DOUALA (Reuters) - Gunmen attacked a border crossing in Cameroon’s southwest on Thursday, launching their assault from Nigeria, security source witnesses said.
No one was killed, the officials said, but the incident is likely to further damage relations between the neighbours, strained over the rise of an Anglophone Cameroonian separatist movement.
Five security and administrative agents said the unidentified gunmen launched their attack on the Ekok border post along Cross River.
“They came around 3 a.m. (0200 GMT). They came from Nigeria and there were many of them. They had heavy weapons. They had grenades. They were shooting everywhere,” said one police source, who like the other witnesses asked not to be named.
He said the shooting lasted nearly three hours and the border remained closed on Thursday morning.
“We don’t really know how it happened,” a second security source told Reuters. “Some of these guys came from the riverside (beneath the bridge). We don’t know exactly which path they took, but all of them came from Nigeria.”
Government officials in Cameroon would not immediately comment on the attack.
Nigeria’s defence ministry spokesman said he was not aware of the incident and referred queries to the military. A Nigerian military spokesman said he was not aware of the attack but would make checks.
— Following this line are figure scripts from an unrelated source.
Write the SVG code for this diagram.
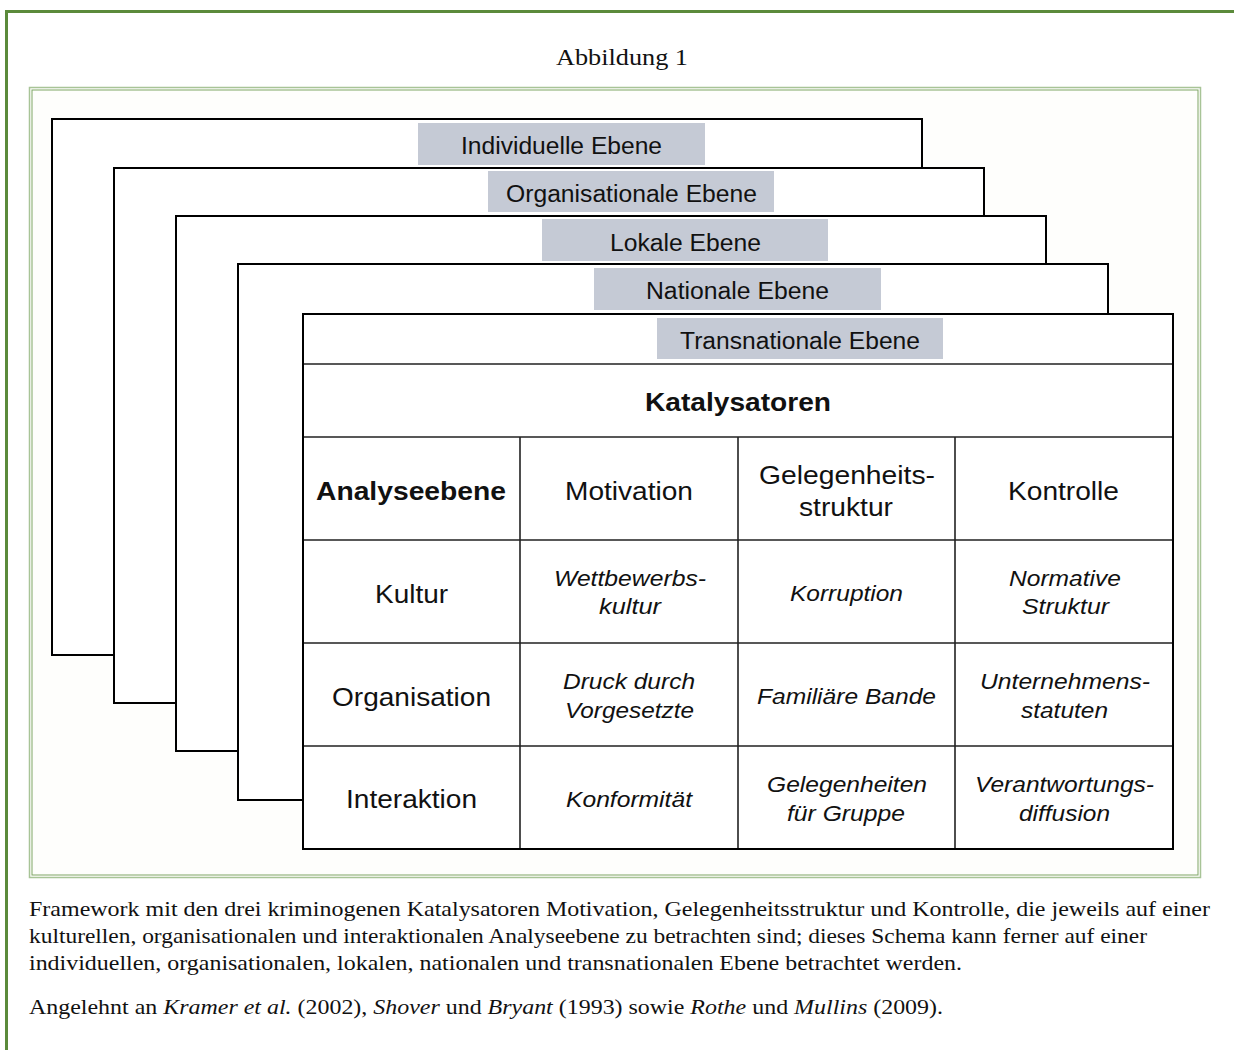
<svg xmlns="http://www.w3.org/2000/svg" width="1234" height="1050" viewBox="0 0 1234 1050">
<style>
.frame{fill:#fff;stroke:#000;stroke-width:2}
.lbl{fill:#c5cad5}
.lt{font-family:"Liberation Sans",Arial,sans-serif;font-size:23px;fill:#111;text-anchor:middle}
.h{font-family:"Liberation Sans",Arial,sans-serif;font-size:25px;fill:#111;text-anchor:middle}
.b{font-weight:bold}
.i{font-family:"Liberation Sans",Arial,sans-serif;font-size:22px;font-style:italic;fill:#111;text-anchor:middle}
.grid{stroke:#222;stroke-width:1.6;fill:none}
.cap{font-family:"Liberation Serif","Times New Roman",serif;font-size:22px;fill:#111}
</style>
<rect width="1234" height="1050" fill="#fff"/>
<g id="outer-border">
<path d="M6.5 1050 V11.5 H1234" fill="none" stroke="#5b8a3b" stroke-width="3"/>
</g>
<text x="622" y="65" class="cap" text-anchor="middle" style="font-size:23px" textLength="132" lengthAdjust="spacingAndGlyphs">Abbildung 1</text>
<g id="inner-frame">
<rect x="29.5" y="87.5" width="1171" height="790" fill="#fefefc" stroke="#a8c497" stroke-width="1.5"/>
<rect x="32" y="90" width="1166" height="785" fill="none" stroke="#7ea565" stroke-width="1"/>
</g>
<g id="level-individuell">
<rect class="frame" x="52" y="119" width="870" height="536"/>
<rect class="lbl" x="418" y="123" width="287" height="42"/>
<text class="lt" x="561.5" y="154" textLength="201" lengthAdjust="spacingAndGlyphs">Individuelle Ebene</text>
</g>
<g id="level-organisational">
<rect class="frame" x="114" y="168" width="870" height="535"/>
<rect class="lbl" x="488" y="171" width="286" height="41"/>
<text class="lt" x="631.5" y="202" textLength="251" lengthAdjust="spacingAndGlyphs">Organisationale Ebene</text>
</g>
<g id="level-lokal">
<rect class="frame" x="176" y="216" width="870" height="535"/>
<rect class="lbl" x="542" y="219" width="286" height="42"/>
<text class="lt" x="685.5" y="251" textLength="151" lengthAdjust="spacingAndGlyphs">Lokale Ebene</text>
</g>
<g id="level-national">
<rect class="frame" x="238" y="264" width="870" height="536"/>
<rect class="lbl" x="594" y="268" width="287" height="42"/>
<text class="lt" x="737.5" y="299" textLength="183" lengthAdjust="spacingAndGlyphs">Nationale Ebene</text>
</g>
<g id="level-transnational">
<rect class="frame" x="303" y="314" width="870" height="535"/>
<rect class="lbl" x="657" y="318" width="286" height="41"/>
<text class="lt" x="800" y="349" textLength="240" lengthAdjust="spacingAndGlyphs">Transnationale Ebene</text>
</g>
<g id="table-grid">
<path class="grid" d="M303 364 H1173 M303 437 H1173 M303 540 H1173 M303 643 H1173 M303 746 H1173 M520 437 V849 M738 437 V849 M955 437 V849"/>
<rect x="303" y="314" width="870" height="535" fill="none" stroke="#000" stroke-width="2"/>
</g>
<g id="table-header">
<text class="h b" x="738" y="411" textLength="186" lengthAdjust="spacingAndGlyphs">Katalysatoren</text>
<text class="h b" x="411" y="500" textLength="190" lengthAdjust="spacingAndGlyphs">Analyseebene</text>
<text class="h" x="629" y="500" textLength="128" lengthAdjust="spacingAndGlyphs">Motivation</text>
<text class="h" x="847" y="484" textLength="176" lengthAdjust="spacingAndGlyphs">Gelegenheits-</text>
<text class="h" x="846" y="516" textLength="94" lengthAdjust="spacingAndGlyphs">struktur</text>
<text class="h" x="1063.5" y="500" textLength="111" lengthAdjust="spacingAndGlyphs">Kontrolle</text>
</g>
<g id="row-kultur">
<text class="h" x="411.5" y="603" textLength="73" lengthAdjust="spacingAndGlyphs">Kultur</text>
<text class="i" x="630" y="586" textLength="152" lengthAdjust="spacingAndGlyphs">Wettbewerbs-</text>
<text class="i" x="630" y="614" textLength="62" lengthAdjust="spacingAndGlyphs">kultur</text>
<text class="i" x="846.5" y="601" textLength="113" lengthAdjust="spacingAndGlyphs">Korruption</text>
<text class="i" x="1065" y="586" textLength="112" lengthAdjust="spacingAndGlyphs">Normative</text>
<text class="i" x="1065.5" y="614" textLength="87" lengthAdjust="spacingAndGlyphs">Struktur</text>
</g>
<g id="row-organisation">
<text class="h" x="411.5" y="706" textLength="159" lengthAdjust="spacingAndGlyphs">Organisation</text>
<text class="i" x="629" y="689" textLength="132" lengthAdjust="spacingAndGlyphs">Druck durch</text>
<text class="i" x="629.5" y="718" textLength="129" lengthAdjust="spacingAndGlyphs">Vorgesetzte</text>
<text class="i" x="846.5" y="704" textLength="179" lengthAdjust="spacingAndGlyphs">Familiäre Bande</text>
<text class="i" x="1065" y="689" textLength="170" lengthAdjust="spacingAndGlyphs">Unternehmens-</text>
<text class="i" x="1064.5" y="718" textLength="87" lengthAdjust="spacingAndGlyphs">statuten</text>
</g>
<g id="row-interaktion">
<text class="h" x="411.5" y="808" textLength="131" lengthAdjust="spacingAndGlyphs">Interaktion</text>
<text class="i" x="629" y="807" textLength="126" lengthAdjust="spacingAndGlyphs">Konformität</text>
<text class="i" x="847" y="792" textLength="160" lengthAdjust="spacingAndGlyphs">Gelegenheiten</text>
<text class="i" x="846" y="821" textLength="118" lengthAdjust="spacingAndGlyphs">für Gruppe</text>
<text class="i" x="1064.5" y="792" textLength="179" lengthAdjust="spacingAndGlyphs">Verantwortungs-</text>
<text class="i" x="1064.5" y="821" textLength="91" lengthAdjust="spacingAndGlyphs">diffusion</text>
</g>
<g id="caption">
<text class="cap" x="29" y="916" textLength="1181" lengthAdjust="spacingAndGlyphs">Framework mit den drei kriminogenen Katalysatoren Motivation, Gelegenheitsstruktur und Kontrolle, die jeweils auf einer</text>
<text class="cap" x="29" y="943" textLength="1118" lengthAdjust="spacingAndGlyphs">kulturellen, organisationalen und interaktionalen Analyseebene zu betrachten sind; dieses Schema kann ferner auf einer</text>
<text class="cap" x="29" y="970" textLength="933" lengthAdjust="spacingAndGlyphs">individuellen, organisationalen, lokalen, nationalen und transnationalen Ebene betrachtet werden.</text>
<text class="cap" x="29" y="1014" textLength="914" lengthAdjust="spacingAndGlyphs">Angelehnt an <tspan font-style="italic">Kramer et al.</tspan> (2002), <tspan font-style="italic">Shover</tspan> und <tspan font-style="italic">Bryant</tspan> (1993) sowie <tspan font-style="italic">Rothe</tspan> und <tspan font-style="italic">Mullins</tspan> (2009).</text>
</g>
</svg>
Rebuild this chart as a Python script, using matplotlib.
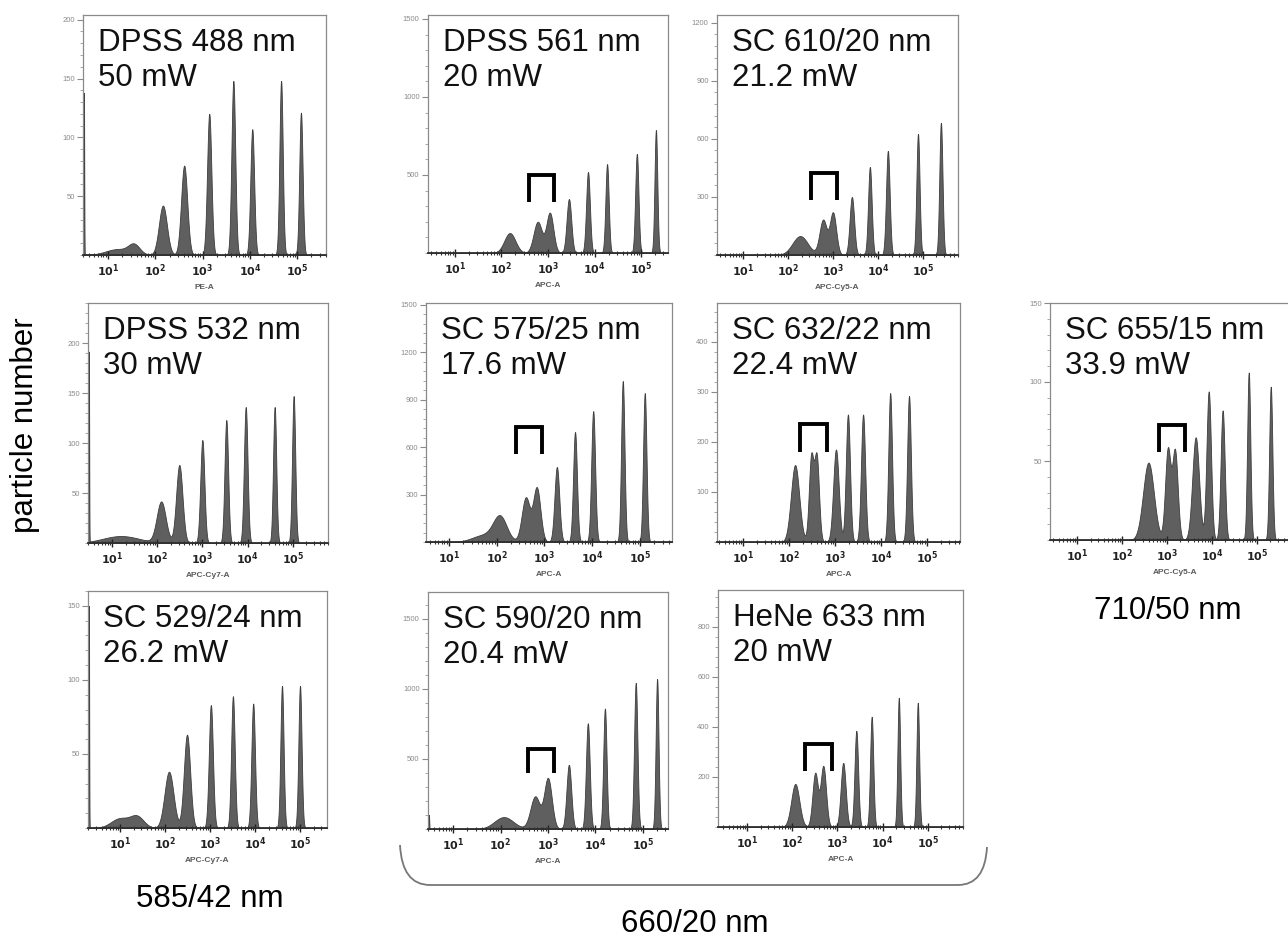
import numpy as np
import matplotlib
matplotlib.use('Agg')
from matplotlib import pyplot as plt
from matplotlib.path import Path
from matplotlib.patches import PathPatch
from matplotlib.ticker import FixedLocator, FixedFormatter, LogLocator, NullFormatter, MultipleLocator

plt.rcParams['font.family'] = ['Liberation Sans', 'DejaVu Sans']

# ---- data: peak position (log10 of intensity), count, width (decades)
p488_pos = [0.49, 1.2, 1.55, 2.16, 2.61, 3.14, 3.65, 4.05, 4.66, 5.08]
p488_cnt = [138, 5, 8, 42, 76, 120, 148, 107, 148, 121]
p488_wid = [0.006, 0.25, 0.12, 0.085, 0.065, 0.045, 0.04, 0.04, 0.035, 0.035]

p561_pos = [2.18, 2.78, 3.04, 3.45, 3.86, 4.27, 4.91, 5.32]
p561_cnt = [128, 200, 256, 346, 519, 570, 635, 788]
p561_wid = [0.12, 0.09, 0.075, 0.05, 0.04, 0.035, 0.035, 0.03]

p610_pos = [2.27, 2.78, 3.0, 3.42, 3.82, 4.22, 4.89, 5.4]
p610_cnt = [98, 181, 217, 300, 455, 538, 626, 683]
p610_wid = [0.17, 0.08, 0.07, 0.05, 0.04, 0.04, 0.035, 0.035]

p532_pos = [0.49, 1.2, 2.09, 2.49, 3.0, 3.53, 3.96, 4.6, 5.02]
p532_cnt = [190, 7, 41, 78, 103, 123, 136, 136, 147]
p532_wid = [0.006, 0.4, 0.1, 0.07, 0.045, 0.04, 0.04, 0.035, 0.035]

p575_pos = [1.75, 2.07, 2.61, 2.84, 3.26, 3.64, 4.02, 4.64, 5.1]
p575_cnt = [45, 150, 280, 340, 474, 695, 827, 1017, 941]
p575_wid = [0.25, 0.14, 0.085, 0.075, 0.05, 0.04, 0.04, 0.035, 0.035]

p632_pos = [2.13, 2.48, 2.6, 3.02, 3.28, 3.61, 4.2, 4.61]
p632_cnt = [154, 168, 168, 185, 255, 255, 298, 292]
p632_wid = [0.09, 0.05, 0.05, 0.06, 0.045, 0.045, 0.04, 0.04]

p655_pos = [2.59, 3.02, 3.18, 3.64, 3.93, 4.24, 4.82, 5.31]
p655_cnt = [49, 57, 56, 65, 94, 82, 106, 97]
p655_wid = [0.12, 0.06, 0.06, 0.075, 0.05, 0.045, 0.035, 0.035]

p529_pos = [0.31, 1.0, 1.38, 2.09, 2.49, 3.02, 3.51, 3.96, 4.6, 5.0]
p529_cnt = [150, 6.5, 7.5, 38, 63, 83, 89, 84, 96, 96]
p529_wid = [0.006, 0.2, 0.15, 0.1, 0.07, 0.045, 0.04, 0.04, 0.035, 0.035]

p590_pos = [0.49, 2.07, 2.73, 3.0, 3.44, 3.84, 4.2, 4.85, 5.3]
p590_cnt = [100, 85, 232, 359, 458, 754, 859, 1042, 1070]
p590_wid = [0.006, 0.2, 0.1, 0.08, 0.05, 0.04, 0.035, 0.035, 0.03]

p633_pos = [2.07, 2.51, 2.69, 3.13, 3.42, 3.76, 4.36, 4.78]
p633_cnt = [172, 214, 242, 256, 384, 440, 516, 496]
p633_wid = [0.09, 0.06, 0.06, 0.055, 0.04, 0.035, 0.03, 0.03]

# doublet brackets: (log10 left, log10 right, count bottom, count top)
br561 = (2.59, 3.13, 327, 500)
br610 = (2.51, 3.09, 284, 424)
br575 = (2.40, 2.95, 556, 726)
br632 = (2.24, 2.83, 180, 236)
br655 = (2.82, 3.40, 56, 73)
br590 = (2.58, 3.13, 400, 570)
br633 = (2.29, 2.89, 224, 332)

W, H = 1288, 948
fig = plt.figure(figsize=(W / 100, H / 100), dpi=100)


def px_rect(l, t, r, b):
    return [l / W, 1 - b / H, (r - l) / W, (b - t) / H]


# title, x label, data, bracket, axes box (px), xlim (log10), ymax, ytick step, minor step
panels = [
    ('DPSS 488 nm\n50 mW', 'PE-A', p488_pos, p488_cnt, p488_wid, None,
     (83, 15, 326, 255), (0.47, 5.61), 204, 50, 10),
    ('DPSS 561 nm\n20 mW', 'APC-A', p561_pos, p561_cnt, p561_wid, br561,
     (428, 15, 668, 253), (0.42, 5.58), 1525, 500, 100),
    ('SC 610/20 nm\n21.2 mW', 'APC-Cy5-A', p610_pos, p610_cnt, p610_wid, br610,
     (717, 15, 958, 255), (0.42, 5.78), 1240, 300, 60),
    ('DPSS 532 nm\n30 mW', 'APC-Cy7-A', p532_pos, p532_cnt, p532_wid, None,
     (88, 303, 328, 543), (0.47, 5.78), 240, 50, 10),
    ('SC 575/25 nm\n17.6 mW', 'APC-A', p575_pos, p575_cnt, p575_wid, br575,
     (426, 303, 672, 542), (0.52, 5.67), 1510, 300, 60),
    ('SC 632/22 nm\n22.4 mW', 'APC-A', p632_pos, p632_cnt, p632_wid, br632,
     (717, 303, 960, 542), (0.43, 5.72), 478, 100, 20),
    ('SC 655/15 nm\n33.9 mW', 'APC-Cy5-A', p655_pos, p655_cnt, p655_wid, br655,
     (1050, 303, 1300, 540), (0.40, 5.96), 150, 50, 10),
    ('SC 529/24 nm\n26.2 mW', 'APC-Cy7-A', p529_pos, p529_cnt, p529_wid, None,
     (88, 591, 327, 828), (0.29, 5.60), 160, 50, 10),
    ('SC 590/20 nm\n20.4 mW', 'APC-A', p590_pos, p590_cnt, p590_wid, br590,
     (428, 592, 668, 829), (0.47, 5.53), 1690, 500, 100),
    ('HeNe 633 nm\n20 mW', 'APC-A', p633_pos, p633_cnt, p633_wid, br633,
     (718, 590, 963, 827), (0.36, 5.78), 946, 200, 40),
]

for title, xlab, pos, cnt, wid, br, box, xl, ymax, ystep, ymin_step in panels:
    ax = fig.add_axes(px_rect(*box))
    x = np.linspace(xl[0], xl[1], 5000)
    y = np.zeros_like(x)
    for c, h, s in zip(pos, cnt, wid):
        y += h * np.exp(-0.5 * ((x - c) / s) ** 2)
    ax.set_xscale('log')
    ax.fill_between(10 ** x, 0, y, facecolor='#5f5f5f', edgecolor='#3d3d3d', lw=0.6)
    if br is not None:
        bx = [10 ** br[0], 10 ** br[0], 10 ** br[1], 10 ** br[1]]
        by = [br[2], br[3], br[3], br[2]]
        ax.plot(bx, by, color='black', lw=2.8, solid_joinstyle='miter', solid_capstyle='butt')
    ax.set_xlim(10 ** xl[0], 10 ** xl[1])
    ax.set_ylim(0, ymax)

    dec = [10.0 ** k for k in range(1, 6)]
    ax.xaxis.set_major_locator(FixedLocator(dec))
    ax.xaxis.set_major_formatter(FixedFormatter([r'$\mathbf{10^{%d}}$' % k for k in range(1, 6)]))
    ax.xaxis.set_minor_locator(LogLocator(base=10, subs=np.arange(2, 10), numticks=20))
    ax.xaxis.set_minor_formatter(NullFormatter())
    ax.tick_params(axis='x', which='major', direction='inout', length=6, width=1.0,
                   labelsize=8, colors='#222222', pad=2)
    ax.tick_params(axis='x', which='minor', direction='inout', length=3.5, width=0.8, colors='#333333')

    yt = np.arange(ystep, ymax + 1, ystep)
    ax.yaxis.set_major_locator(FixedLocator(yt))
    ax.yaxis.set_minor_locator(MultipleLocator(ymin_step))
    ax.tick_params(axis='y', which='major', direction='out', length=4, width=0.8,
                   labelsize=5.5, colors='#8a8a8a', pad=2)
    ax.tick_params(axis='y', which='minor', direction='out', length=2.5, width=0.6, colors='#9a9a9a')

    for side in ['top', 'right', 'left']:
        ax.spines[side].set_color('#8a8a8a')
        ax.spines[side].set_linewidth(0.9)
    ax.spines['bottom'].set_color('#2e2e2e')
    ax.spines['bottom'].set_linewidth(1.3)

    ax.set_xlabel(xlab, fontsize=6, fontweight='bold', color='#5a5a5a', labelpad=4)
    ax.annotate(title, xy=(0, 1), xycoords='axes fraction', xytext=(15, -13),
                textcoords='offset pixels', ha='left', va='top', fontsize=22.5,
                linespacing=1.2, color='#111111')

fig.text(25 / W, 1 - 425 / H, 'particle number', rotation=90, ha='center', va='center', fontsize=22.5)
fig.text(210 / W, 1 - 899 / H, '585/42 nm', ha='center', va='center', fontsize=22.5)
fig.text(1168 / W, 1 - 611 / H, '710/50 nm', ha='center', va='center', fontsize=22.5)
fig.text(695 / W, 1 - 924 / H, '660/20 nm', ha='center', va='center', fontsize=22.5)

# curly brace grouping the 660/20 nm panels
pts = [(400, 845), (402, 885), (430, 885), (958, 885), (985, 885), (987, 847)]
verts = [(px / W, 1 - py / H) for px, py in pts]
codes = [Path.MOVETO, Path.CURVE3, Path.CURVE3, Path.LINETO, Path.CURVE3, Path.CURVE3]
fig.patches.append(PathPatch(Path(verts, codes), transform=fig.transFigure,
                             fill=False, edgecolor='#777777', lw=1.3))

fig.savefig('out.png', dpi=100)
Cameroonian military officials and pro-government media accuse Nigeria of sheltering the insurgents, who since last year have waged a guerrilla campaign to establish an independent homeland for Cameroon’s English-speaking minority.
Reuters reported last month that Cameroonian troops crossed into Nigeria in pursuit of the rebels without seeking authorisation from Nigeria, provoking a behind-the-scenes rift between two nations with a history of fraught relations.
The militaries of Cameroon and Nigeria repeatedly clashed over the disputed Bakassi peninsula in the 1980s and 90s.
The status of the territory was settled in Cameroon’s favour by The Hague-based International Court of Justice in 2002 and in recent years the two countries have cooperated extensively to stamp out the Islamist militant group Boko Haram.
More than 15,000 refugees have fled to Nigeria amid Cameroonian military operations against the Anglophone separatists, the United Nations refugee agency and Nigerian government officials said earlier this month.